На выходе из таможенного зала меня окружила толпа людей, встречавших самолет. Как я узнаю миссис Филипс? Ведь я видел ее только на фотографии. Промелькнуло какое-то лицо, отдаленно знакомое. Нет, не она. Я отвернулся, прошел к выходу и, вдруг, понял: она. «Миссис Филипс?» Она улыбнулась: «Да, это я». Как она изменилась! Там, на фото у камина, сидела молодая прелестная женщина, блондинка с льняными волосами, нежным сияющим лицом. Я понял, что узнал ее только по глазам. Они были прежними, как на фотографии, небольшими, глубоко сидящими, с характерным продолговатым разрезом. Нам некуда было присесть. Кругом стояла толпа, выходили люди с тележками, рядом меняли деньги. Я, озираясь по сторонам, сказал: «Может быть, мы присядем где-нибудь?» Она ответила, что очень спешит. И тогда я нашел свободный угол скамьи, поставил на нее портфель и вынул свою заранее подписанную книгу. Она посмотрела на обложку и улыбнулась. «Узнаете?» — «Ну, конечно, узнаю — Лутон Ху». Я перелистал книгу, нашел фото сэра Николаса в портретной и в обеденном зале. Ее погасшие глаза не выразили ни волнения, ни радости. «Да, узнаю». Я сказал, что в прошлом году во Флоренции случайно узнал от Ани Воронцовой о смерти ее мужа. К своей дальней родственнице, потомку Пушкина, графиня не проявила никакого интереса. Слушала молча, с непроницаемым лицом.
И тогда, понимая, что через пару минут мы расстанемся, я спросил: «Что же с ним случилось?» Она ответила: «Он очень устал, его совсем оставили силы». Я спросил: «Была ли это депрессия?» — «Да, конечно». И это все. Из этого ответа я понял, что, скорее всего, это было самоубийство. А дальше спрашивать было невозможно, да и бесполезно.
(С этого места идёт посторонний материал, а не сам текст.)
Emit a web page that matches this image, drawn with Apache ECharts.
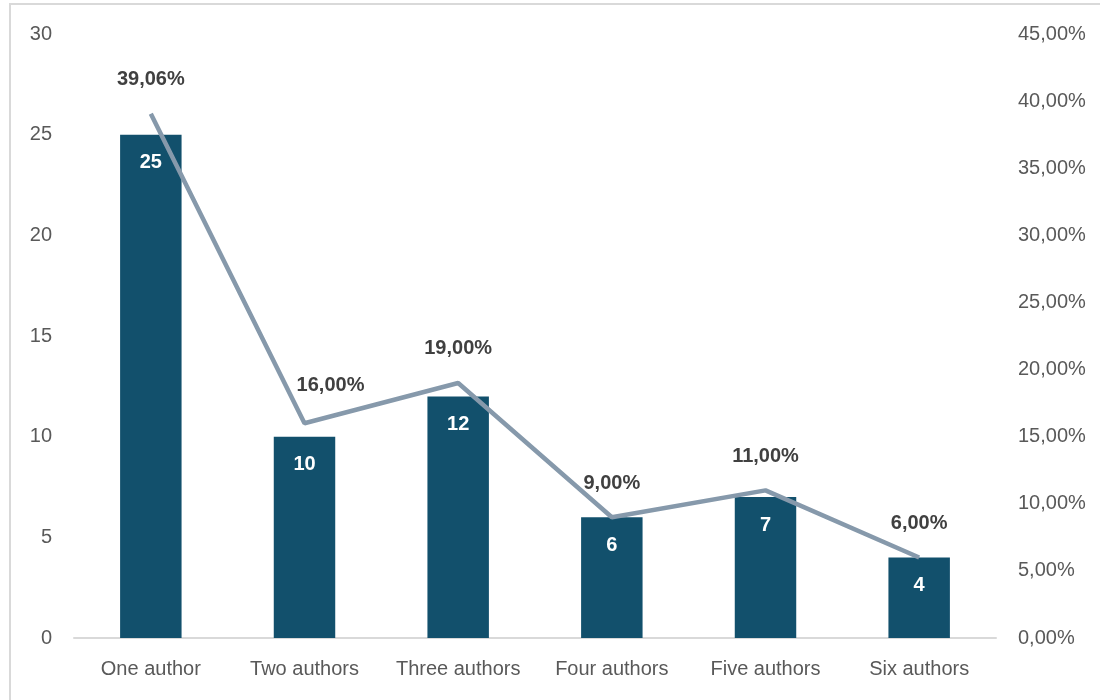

Я сказал, что очень хотел снова побывать в Лутон Ху, посмотреть на пушкинскую комнату. «А вы приезжайте, — искренне сказала она. — В другое время приезжайте, когда я буду в Лутоне». Я ответил, что обязательно приеду, а про себя подумал, когда это судьба еще раз занесет меня в эти края… Мы попрощались, и толпа нас разъединила.